Recorded information:
● ● ●
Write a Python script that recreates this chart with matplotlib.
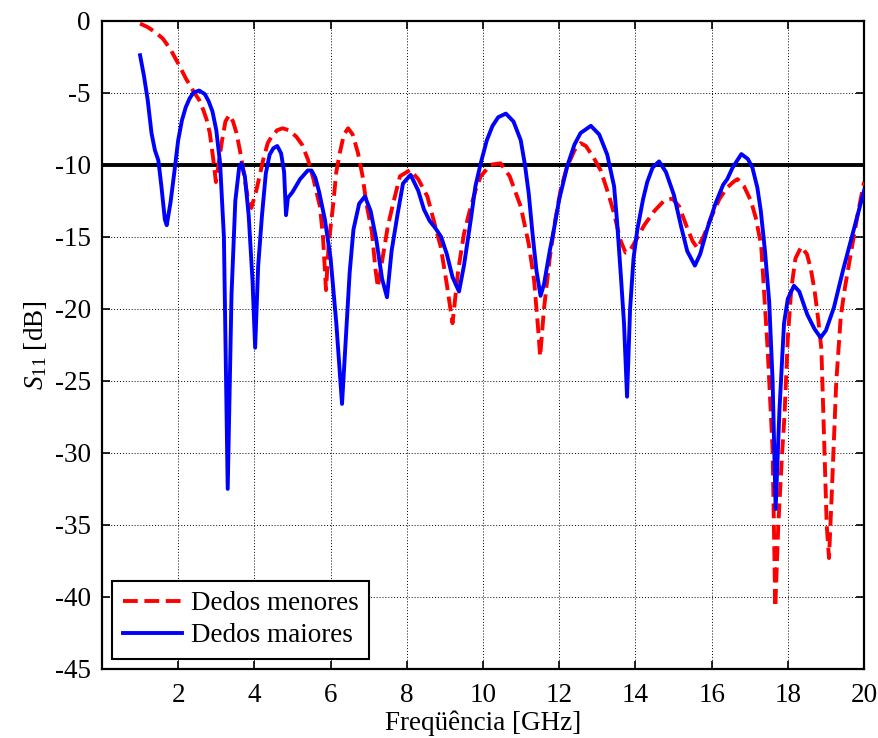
import matplotlib
matplotlib.use("Agg")
import matplotlib.pyplot as plt

plt.rcParams['font.family'] = ['Liberation Serif', 'DejaVu Serif']
plt.rcParams['mathtext.fontset'] = 'custom'
plt.rcParams['mathtext.rm'] = 'Liberation Serif'
plt.rcParams['mathtext.it'] = 'Liberation Serif:italic'
plt.rcParams['axes.unicode_minus'] = False

# Dedos menores (dashed red)
freq_menores = [1.0, 1.2, 1.4, 1.6, 1.8, 2.0, 2.2, 2.4, 2.55, 2.66, 2.75, 2.83, 2.92, 2.99,
                3.06, 3.14, 3.24, 3.34, 3.44, 3.53, 3.62, 3.71, 3.82, 3.92, 4.05, 4.23,
                4.35, 4.45, 4.6, 4.74, 4.9, 5.1, 5.25, 5.41, 5.55, 5.72, 5.8, 5.88, 5.95,
                6.07, 6.15, 6.24, 6.35, 6.46, 6.58, 6.72, 6.84, 6.94, 7.08, 7.18, 7.24,
                7.32, 7.5, 7.64, 7.82, 8.09, 8.3, 8.54, 8.72, 8.89, 9.05, 9.2, 9.35, 9.5,
                9.63, 9.8, 9.94, 10.2, 10.46, 10.7, 10.99, 11.2, 11.34, 11.45, 11.5, 11.6,
                11.75, 11.9, 12.04, 12.2, 12.4, 12.56, 12.7, 12.9, 13.09, 13.3, 13.44,
                13.6, 13.74, 13.85, 14.0, 14.23, 14.5, 14.75, 14.97, 15.15, 15.36, 15.5,
                15.63, 15.8, 15.98, 16.2, 16.4, 16.59, 16.68, 16.85, 17.03, 17.16, 17.3,
                17.47, 17.6, 17.67, 17.75, 17.85, 17.91, 18.0, 18.09, 18.2, 18.35, 18.5,
                18.6, 18.7, 18.8, 18.88, 18.96, 19.02, 19.08, 19.15, 19.27, 19.39, 19.5,
                19.67, 19.85, 20.0]
s11_menores = [-0.2, -0.45, -0.8, -1.25, -2.0, -2.97, -4.0, -4.9, -5.5, -6.2, -6.9, -7.8,
               -9.6, -11.2, -10.0, -8.5, -7.0, -6.55, -7.0, -7.8, -9.0, -10.4, -12.2,
               -13.0, -11.8, -9.67, -8.5, -8.05, -7.6, -7.47, -7.6, -8.05, -8.6, -9.67,
               -11.0, -12.9, -15.0, -18.7, -15.5, -12.7, -10.5, -9.2, -7.9, -7.47, -7.9,
               -9.2, -10.8, -12.7, -14.6, -17.3, -18.5, -17.2, -14.3, -12.7, -10.8,
               -10.36, -11.0, -12.2, -14.0, -15.7, -18.3, -21.0, -17.3, -14.8, -13.4,
               -11.8, -10.8, -10.0, -9.9, -10.8, -12.9, -15.5, -18.0, -21.5, -23.3,
               -20.0, -16.5, -13.8, -11.7, -10.2, -9.0, -8.5, -8.7, -9.5, -10.4, -12.1,
               -13.4, -15.2, -16.1, -16.0, -15.3, -14.2, -13.2, -12.5, -12.35, -12.9,
               -14.4, -15.3, -15.8, -14.9, -13.7, -12.4, -11.6, -11.15, -11.0, -11.5,
               -12.5, -13.7, -15.6, -22.8, -29.8, -40.7, -35.0, -30.0, -27.5, -22.0,
               -18.6, -16.5, -15.7, -16.2, -17.2, -18.7, -20.8, -22.8, -29.8, -35.0,
               -37.3, -33.0, -25.1, -20.5, -18.5, -15.9, -13.2, -11.2]

# Dedos maiores (solid blue)
freq_maiores = [1.0, 1.1, 1.2, 1.3, 1.39, 1.48, 1.56, 1.65, 1.7, 1.8, 1.9, 2.0, 2.1, 2.2,
                2.3, 2.4, 2.55, 2.7, 2.8, 2.9, 3.0, 3.1, 3.2, 3.3, 3.4, 3.5, 3.6, 3.66,
                3.75, 3.85, 3.95, 4.02, 4.1, 4.2, 4.3, 4.4, 4.5, 4.6, 4.7, 4.78, 4.83,
                4.88, 5.0, 5.2, 5.4, 5.5, 5.6, 5.7, 5.85, 6.0, 6.15, 6.3, 6.4, 6.5, 6.6,
                6.75, 6.9, 7.05, 7.2, 7.35, 7.48, 7.6, 7.76, 7.9, 8.1, 8.3, 8.45, 8.6,
                8.75, 8.9, 9.05, 9.2, 9.37, 9.5, 9.68, 9.8, 9.94, 10.1, 10.25, 10.4, 10.6,
                10.8, 10.99, 11.1, 11.2, 11.3, 11.4, 11.51, 11.6, 11.75, 11.86, 12.0,
                12.21, 12.4, 12.56, 12.83, 13.05, 13.26, 13.44, 13.52, 13.62, 13.7,
                13.78, 13.86, 13.95, 14.05, 14.2, 14.31, 14.45, 14.62, 14.8, 15.01, 15.2,
                15.36, 15.56, 15.7, 15.89, 16.1, 16.3, 16.41, 16.55, 16.78, 16.95, 17.07,
                17.2, 17.29, 17.4, 17.51, 17.6, 17.68, 17.78, 17.9, 18.0, 18.16, 18.3,
                18.51, 18.7, 18.86, 19.0, 19.21, 19.45, 19.62, 19.8, 20.0]
s11_maiores = [-2.4, -3.8, -5.5, -7.8, -9.0, -9.7, -11.5, -13.8, -14.2, -12.6, -10.5, -8.3,
               -6.9, -6.0, -5.4, -5.0, -4.85, -5.1, -5.6, -6.3, -7.6, -9.9, -15.0,
               -32.5, -19.0, -12.5, -10.2, -9.9, -10.8, -13.5, -18.0, -22.7, -17.0,
               -13.5, -10.6, -9.3, -8.85, -8.7, -9.2, -10.5, -13.5, -12.3, -11.9, -11.0,
               -10.4, -10.4, -10.9, -11.9, -13.8, -16.5, -21.0, -26.6, -22.0, -17.5,
               -14.5, -12.7, -12.2, -13.2, -15.2, -17.9, -19.2, -16.0, -13.4, -11.3,
               -10.7, -11.8, -13.1, -13.9, -14.4, -15.0, -16.2, -17.8, -18.8, -17.0,
               -13.8, -11.5, -9.9, -8.3, -7.3, -6.7, -6.45, -7.0, -8.3, -10.0, -12.0,
               -14.8, -17.3, -19.1, -18.3, -16.0, -14.5, -12.4, -10.1, -8.6, -7.8, -7.3,
               -7.9, -9.3, -11.5, -14.0, -17.8, -21.0, -26.1, -20.0, -16.5, -14.5,
               -12.4, -11.2, -10.2, -9.77, -10.5, -12.1, -14.3, -16.0, -17.0, -16.2,
               -14.4, -12.7, -11.4, -11.0, -10.2, -9.26, -9.6, -10.2, -11.6, -13.2,
               -16.0, -19.5, -25.0, -33.9, -27.0, -21.0, -19.3, -18.4, -18.8, -20.4,
               -21.4, -22.0, -21.5, -19.9, -17.3, -15.6, -13.8, -11.8]

threshold_db = -10
x_ticks = [2, 4, 6, 8, 10, 12, 14, 16, 18, 20]
y_ticks = [0, -5, -10, -15, -20, -25, -30, -35, -40, -45]

fig = plt.figure(figsize=(8.79, 7.38), dpi=100)
ax = fig.add_axes([0.116, 0.0935, 0.867, 0.8785])

ax.plot(freq_menores, s11_menores, color='#ff0000', lw=2.8, ls=(0, (3.8, 1.7)),
        label='Dedos menores', zorder=3)
ax.plot(freq_maiores, s11_maiores, color='#0000ff', lw=2.8, label='Dedos maiores',
        zorder=4)
ax.axhline(threshold_db, color='black', lw=2.8, zorder=2)

ax.set_xlim(0, 20)
ax.set_ylim(-45, 0)
ax.set_xticks(x_ticks)
ax.set_yticks(y_ticks)
ax.grid(True, color='black', lw=0.7, ls=(0, (1, 2)))
ax.tick_params(direction='in', top=True, right=True, length=6, width=1.2,
               labelsize=19.5)
ax.tick_params(axis='x', pad=10)
ax.tick_params(axis='y', pad=8)
for s in ax.spines.values():
    s.set_linewidth(1.6)

ax.set_xlabel('Freqüência [GHz]', fontsize=19.5, labelpad=2)
ax.set_ylabel(r'$S_{11}$ [dB]', fontsize=19.5, labelpad=4)

leg = ax.legend(loc='lower left', fontsize=19.5, frameon=True, fancybox=False,
                edgecolor='black', framealpha=1, handlelength=2.2,
                borderaxespad=0.37, borderpad=0.4, labelspacing=0.25,
                handletextpad=0.3)
leg.get_frame().set_linewidth(1.5)

fig.savefig('out.png', dpi=100)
● ● ●
Work to do: Say, as a number only, how many lines of the data contain "matplotlib".

Output: 4